Offer to buy Travelocity hits snag

Even before Sabre's bid to buy the remaining stake in the travel site was formally presented, a committee charged with studying the offer calls it "opportunistic."

Greg Sandoval Former Staff writer
Greg Sandoval covers media and digital entertainment for CNET News. Based in New York, Sandoval is a former reporter for The Washington Post and the Los Angeles Times. E-mail Greg, or follow him on Twitter at @sandoCNET.
Greg Sandoval
Technology provider Sabre Holdings has formally offered to buy the remaining stake in Travelocity.com it doesn't own, but a disagreement regarding the price is looming over the deal.

Sabre, which already owns 70 percent of Travelocity stock, offered Tuesday to pay $23 per share for the remaining 30 percent.

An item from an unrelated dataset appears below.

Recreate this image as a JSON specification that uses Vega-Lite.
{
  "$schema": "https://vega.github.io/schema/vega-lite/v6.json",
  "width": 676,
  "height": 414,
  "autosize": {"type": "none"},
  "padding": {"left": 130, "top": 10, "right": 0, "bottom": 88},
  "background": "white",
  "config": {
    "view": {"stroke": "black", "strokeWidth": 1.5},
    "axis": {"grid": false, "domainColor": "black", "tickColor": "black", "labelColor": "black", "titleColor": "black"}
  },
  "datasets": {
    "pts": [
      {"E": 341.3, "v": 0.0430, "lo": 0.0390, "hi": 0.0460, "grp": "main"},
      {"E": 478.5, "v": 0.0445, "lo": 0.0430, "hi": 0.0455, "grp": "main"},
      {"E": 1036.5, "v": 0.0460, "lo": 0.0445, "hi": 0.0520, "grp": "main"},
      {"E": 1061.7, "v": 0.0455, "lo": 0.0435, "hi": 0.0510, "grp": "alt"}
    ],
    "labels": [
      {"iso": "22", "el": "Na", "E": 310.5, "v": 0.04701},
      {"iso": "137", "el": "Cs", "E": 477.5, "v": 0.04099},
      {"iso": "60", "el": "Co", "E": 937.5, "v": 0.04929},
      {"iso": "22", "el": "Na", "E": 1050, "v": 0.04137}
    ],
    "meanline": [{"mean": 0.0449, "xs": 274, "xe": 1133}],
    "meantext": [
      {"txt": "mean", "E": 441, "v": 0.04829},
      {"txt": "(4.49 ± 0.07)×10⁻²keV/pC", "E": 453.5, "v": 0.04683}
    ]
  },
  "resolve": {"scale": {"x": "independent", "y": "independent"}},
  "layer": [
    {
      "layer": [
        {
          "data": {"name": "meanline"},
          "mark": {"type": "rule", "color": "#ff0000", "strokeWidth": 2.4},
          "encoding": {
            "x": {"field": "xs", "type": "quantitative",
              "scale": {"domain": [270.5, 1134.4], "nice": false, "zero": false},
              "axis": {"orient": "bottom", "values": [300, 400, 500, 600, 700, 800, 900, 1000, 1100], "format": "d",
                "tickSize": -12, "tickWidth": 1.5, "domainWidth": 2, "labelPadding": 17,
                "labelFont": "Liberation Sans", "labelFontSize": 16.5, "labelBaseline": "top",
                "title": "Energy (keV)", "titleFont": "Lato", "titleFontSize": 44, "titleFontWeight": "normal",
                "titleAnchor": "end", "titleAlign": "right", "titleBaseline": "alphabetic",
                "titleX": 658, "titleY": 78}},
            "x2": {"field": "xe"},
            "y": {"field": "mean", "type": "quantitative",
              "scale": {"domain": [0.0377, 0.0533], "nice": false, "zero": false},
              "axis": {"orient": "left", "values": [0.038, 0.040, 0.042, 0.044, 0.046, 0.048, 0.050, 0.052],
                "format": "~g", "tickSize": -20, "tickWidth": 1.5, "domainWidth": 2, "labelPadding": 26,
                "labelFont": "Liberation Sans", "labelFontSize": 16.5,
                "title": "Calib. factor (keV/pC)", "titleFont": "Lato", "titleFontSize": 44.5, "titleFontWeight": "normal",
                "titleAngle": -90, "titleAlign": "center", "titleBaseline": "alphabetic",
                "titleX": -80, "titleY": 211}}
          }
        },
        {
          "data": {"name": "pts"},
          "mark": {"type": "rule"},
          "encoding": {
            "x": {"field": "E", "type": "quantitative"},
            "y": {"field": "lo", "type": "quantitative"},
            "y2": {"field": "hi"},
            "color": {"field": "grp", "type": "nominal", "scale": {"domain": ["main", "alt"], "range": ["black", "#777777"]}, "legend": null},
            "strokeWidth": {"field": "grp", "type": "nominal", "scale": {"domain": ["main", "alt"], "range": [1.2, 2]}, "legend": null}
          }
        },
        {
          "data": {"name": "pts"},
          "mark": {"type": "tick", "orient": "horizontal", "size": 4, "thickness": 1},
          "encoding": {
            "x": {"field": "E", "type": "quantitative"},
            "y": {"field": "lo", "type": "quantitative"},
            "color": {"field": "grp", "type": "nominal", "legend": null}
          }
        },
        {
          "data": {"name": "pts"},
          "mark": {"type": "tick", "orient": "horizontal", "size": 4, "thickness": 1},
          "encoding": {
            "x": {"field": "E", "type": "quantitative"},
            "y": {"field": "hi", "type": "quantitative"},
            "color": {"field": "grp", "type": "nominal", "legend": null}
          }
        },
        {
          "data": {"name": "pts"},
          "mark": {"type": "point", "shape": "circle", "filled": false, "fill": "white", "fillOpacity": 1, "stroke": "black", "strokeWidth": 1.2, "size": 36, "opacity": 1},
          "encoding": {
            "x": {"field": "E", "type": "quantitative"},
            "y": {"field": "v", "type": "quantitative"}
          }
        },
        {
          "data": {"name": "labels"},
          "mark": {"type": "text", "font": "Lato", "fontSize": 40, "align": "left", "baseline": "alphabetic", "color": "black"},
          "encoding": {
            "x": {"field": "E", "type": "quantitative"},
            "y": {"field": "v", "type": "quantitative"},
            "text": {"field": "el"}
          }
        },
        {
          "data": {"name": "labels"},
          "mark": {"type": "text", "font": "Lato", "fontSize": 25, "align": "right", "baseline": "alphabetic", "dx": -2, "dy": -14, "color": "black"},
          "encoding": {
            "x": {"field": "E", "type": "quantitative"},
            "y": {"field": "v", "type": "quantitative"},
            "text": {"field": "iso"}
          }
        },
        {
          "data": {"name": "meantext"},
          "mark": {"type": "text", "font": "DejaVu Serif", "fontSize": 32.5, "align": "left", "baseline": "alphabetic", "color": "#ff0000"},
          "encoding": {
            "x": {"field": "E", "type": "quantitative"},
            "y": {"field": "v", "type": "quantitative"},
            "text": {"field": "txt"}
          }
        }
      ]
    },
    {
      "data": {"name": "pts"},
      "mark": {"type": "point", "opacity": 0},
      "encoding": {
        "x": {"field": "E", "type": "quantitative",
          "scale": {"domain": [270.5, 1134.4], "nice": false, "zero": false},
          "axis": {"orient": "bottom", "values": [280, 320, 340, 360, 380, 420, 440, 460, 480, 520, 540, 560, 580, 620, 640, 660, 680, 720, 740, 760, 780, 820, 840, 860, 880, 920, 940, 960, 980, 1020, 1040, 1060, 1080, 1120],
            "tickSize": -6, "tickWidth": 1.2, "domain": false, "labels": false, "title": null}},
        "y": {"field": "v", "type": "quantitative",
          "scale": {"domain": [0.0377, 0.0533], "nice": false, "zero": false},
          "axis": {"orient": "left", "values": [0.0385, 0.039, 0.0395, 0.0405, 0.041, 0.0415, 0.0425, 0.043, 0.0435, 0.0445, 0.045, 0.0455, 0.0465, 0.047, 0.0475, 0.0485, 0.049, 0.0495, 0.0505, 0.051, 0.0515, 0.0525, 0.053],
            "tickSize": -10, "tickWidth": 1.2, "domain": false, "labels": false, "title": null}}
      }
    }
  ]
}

But late Monday night, before the bid was formally presented, an independent committee charged by Travelocity with reviewing the offer frowned on it.

The Sabre offer "would constitute an opportunistic attempt to acquire Travelocity at a time when its stock price is temporarily depressed," the committee said, according to Travelocity.

Earlier Monday, Travelocity said that some of its shareholders had filed a number of lawsuits in an attempt to block the anticipated sale. The shareholders called the Sabre offer "inadequate."

Sabre, which operates one of the world's largest computer reservation systems, said in a news release Tuesday that the $23 per share offer is a 20 percent premium over the $19.20 share price at which Travelocity closed on Feb. 15, the day Sabre announced it was seeking control.